What other works seem similar to this one? If I were more broadly read, I might be capable of responding. I suppose it's every author's conceit to believe that their work is the first work ever created that fully qualifies as non-derivative, that is, not crafted under the inspiration of any previously published work. I also suppose that it's another part of every author's conceit to find unreadable any book remotely comprable, thereby sealing their sense of utter uniqueness. Perhaps this work will spawn a wholly new category, one previously undeclared for lack of a single exemplar. Maybe, but probably not. I leave this conversation with the imperative that I must find some way to classify my work, a subtle double bind if ever I'd been tangled up in one.

Then I remembered a friend who teaches library science at a prestigious university. Maybe I could invite him to classify this work for me. I ask and he quickly agrees. I will, of course, retain the insulant right to reject his conclusion, but I'll probably choose to not exercise that right. I feel enormously relieved and a little disturbed. I'm questioning categories now. The Library of Congress maintains unarguably the finest book classification system ever devised. They also maintain the largest book collection ever assembled in the history of the world, so it follows that they've devised the finest central organizing principle. One quite literally needs the assistance of a librarian to navigate using it. Your municipal library employs a much simpler system, one depending upon broader categories, perhaps better suited to their much smaller collection. In the Library of Congress, locating the target classification is key. Identify a specific index number and the user will gain access to everything: fiction, non-fiction, fantasy, young adult fiction, mystery, … relating to that subject. In the municipal library, you'll have to scan the stacks and hope for the best.

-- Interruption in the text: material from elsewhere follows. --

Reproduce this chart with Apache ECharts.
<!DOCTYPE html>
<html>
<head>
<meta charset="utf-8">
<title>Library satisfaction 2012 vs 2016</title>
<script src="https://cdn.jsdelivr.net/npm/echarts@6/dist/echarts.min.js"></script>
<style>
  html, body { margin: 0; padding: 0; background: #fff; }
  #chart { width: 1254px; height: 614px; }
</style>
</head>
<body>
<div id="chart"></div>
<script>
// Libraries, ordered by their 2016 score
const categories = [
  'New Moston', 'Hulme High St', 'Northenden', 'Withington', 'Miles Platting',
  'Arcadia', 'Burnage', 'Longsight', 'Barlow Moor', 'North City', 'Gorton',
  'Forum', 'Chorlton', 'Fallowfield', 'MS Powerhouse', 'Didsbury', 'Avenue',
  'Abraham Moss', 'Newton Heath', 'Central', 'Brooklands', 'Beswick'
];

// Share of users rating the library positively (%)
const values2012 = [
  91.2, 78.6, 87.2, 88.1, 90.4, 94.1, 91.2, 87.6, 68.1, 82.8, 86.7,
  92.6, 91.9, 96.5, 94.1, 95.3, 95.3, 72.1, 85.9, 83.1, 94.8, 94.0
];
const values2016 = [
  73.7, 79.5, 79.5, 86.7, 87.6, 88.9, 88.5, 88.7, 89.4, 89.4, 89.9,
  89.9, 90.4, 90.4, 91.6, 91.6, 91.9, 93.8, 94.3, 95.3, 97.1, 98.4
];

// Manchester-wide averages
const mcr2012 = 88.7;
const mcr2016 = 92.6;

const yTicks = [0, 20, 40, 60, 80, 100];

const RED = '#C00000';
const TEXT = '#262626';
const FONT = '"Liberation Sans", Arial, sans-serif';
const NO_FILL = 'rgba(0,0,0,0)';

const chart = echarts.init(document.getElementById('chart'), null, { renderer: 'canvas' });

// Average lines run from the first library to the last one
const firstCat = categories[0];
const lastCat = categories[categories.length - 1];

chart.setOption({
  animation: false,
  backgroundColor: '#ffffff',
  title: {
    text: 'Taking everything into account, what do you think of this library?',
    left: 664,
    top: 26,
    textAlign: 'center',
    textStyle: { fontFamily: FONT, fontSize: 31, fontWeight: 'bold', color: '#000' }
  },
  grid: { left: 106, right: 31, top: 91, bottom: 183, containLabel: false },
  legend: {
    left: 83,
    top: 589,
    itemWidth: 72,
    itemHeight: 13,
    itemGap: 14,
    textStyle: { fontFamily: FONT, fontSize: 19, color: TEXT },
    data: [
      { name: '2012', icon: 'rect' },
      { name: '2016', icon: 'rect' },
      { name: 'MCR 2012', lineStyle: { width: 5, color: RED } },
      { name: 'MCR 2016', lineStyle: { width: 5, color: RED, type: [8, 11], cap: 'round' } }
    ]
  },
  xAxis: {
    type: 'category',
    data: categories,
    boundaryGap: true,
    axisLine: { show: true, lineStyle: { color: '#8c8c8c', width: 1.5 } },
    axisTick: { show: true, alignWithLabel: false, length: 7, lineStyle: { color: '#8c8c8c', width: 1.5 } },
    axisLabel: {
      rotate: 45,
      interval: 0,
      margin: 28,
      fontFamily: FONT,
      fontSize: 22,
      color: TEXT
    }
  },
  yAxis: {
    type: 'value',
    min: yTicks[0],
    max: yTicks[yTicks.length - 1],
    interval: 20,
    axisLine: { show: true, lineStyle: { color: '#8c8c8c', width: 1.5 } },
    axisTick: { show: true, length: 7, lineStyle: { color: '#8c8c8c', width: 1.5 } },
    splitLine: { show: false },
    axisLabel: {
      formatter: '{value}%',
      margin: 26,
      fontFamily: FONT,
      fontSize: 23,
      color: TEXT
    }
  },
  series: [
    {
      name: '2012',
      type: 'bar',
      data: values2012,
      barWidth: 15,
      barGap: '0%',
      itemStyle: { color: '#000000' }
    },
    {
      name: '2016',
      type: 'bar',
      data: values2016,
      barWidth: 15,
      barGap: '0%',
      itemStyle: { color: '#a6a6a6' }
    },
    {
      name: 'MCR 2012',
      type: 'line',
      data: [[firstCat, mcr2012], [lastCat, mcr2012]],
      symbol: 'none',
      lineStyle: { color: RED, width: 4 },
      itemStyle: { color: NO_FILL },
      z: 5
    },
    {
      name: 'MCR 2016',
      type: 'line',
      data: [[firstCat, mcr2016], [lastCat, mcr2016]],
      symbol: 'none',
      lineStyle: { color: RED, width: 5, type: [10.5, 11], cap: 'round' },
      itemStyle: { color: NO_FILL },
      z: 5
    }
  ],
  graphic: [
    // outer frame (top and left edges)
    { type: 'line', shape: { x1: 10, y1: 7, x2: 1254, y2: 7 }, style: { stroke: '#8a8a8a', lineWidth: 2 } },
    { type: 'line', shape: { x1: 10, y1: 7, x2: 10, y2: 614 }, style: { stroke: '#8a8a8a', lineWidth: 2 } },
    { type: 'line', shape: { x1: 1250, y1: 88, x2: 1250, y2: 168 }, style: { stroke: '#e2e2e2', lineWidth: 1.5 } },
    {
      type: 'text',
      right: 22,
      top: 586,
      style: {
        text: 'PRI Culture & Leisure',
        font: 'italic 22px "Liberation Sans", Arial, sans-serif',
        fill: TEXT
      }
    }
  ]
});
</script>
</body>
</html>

I imagine some HUGE box store of the future requiring every shopper to classify themselves as a precondition for entering the store. Some will be able to quickly explain their presence there. Others, real shoppers for instance, might hold little more than a vague notion of where they want to go and what they might purchase. They'll know it when they see it and come prepared to browse. For these folks, categories hold little attraction. They could care less whether the mastic gets displayed adjacent to the bathroom tile. For the contractor whose job is stalled needing supplies, ease of locating a specific item becomes paramount. For me, in the local library, I check to see what's new and what's set aside as possible treasured finds. I almost never creep through the stacks. I rely upon a tacit third level of categorization, synchronicity. If a book's on a stand atop the Staff Picks table or displayed along the Lucky Day wall, it might catch my attention. My curiosity might encourage me to pick it up. I might then borrow the damned thing without ever once checking to see what genre or category it was classified under, a primary attribute to publishers and librarians but not to authors and readers.

I asked the late Philip Kerr, author of the Berlin Noir series, how he determined what his readers wanted. He replied that he'd not spent a moment of his professional life thinking about that. His novels were classified as Detective Novels, though several of them hardly qualified as such. His range included history, romance, and at least another dozen sub-classifications. He's remembered as a masterful mystery writer, though his readers recall his extraordinary writing ability. He told stories well. Whether those stories were factual or fictional never mattered to this reader. That they could cast that curious spell mattered most. I wonder if it might be possible to categorize books by their ability to cast that spell.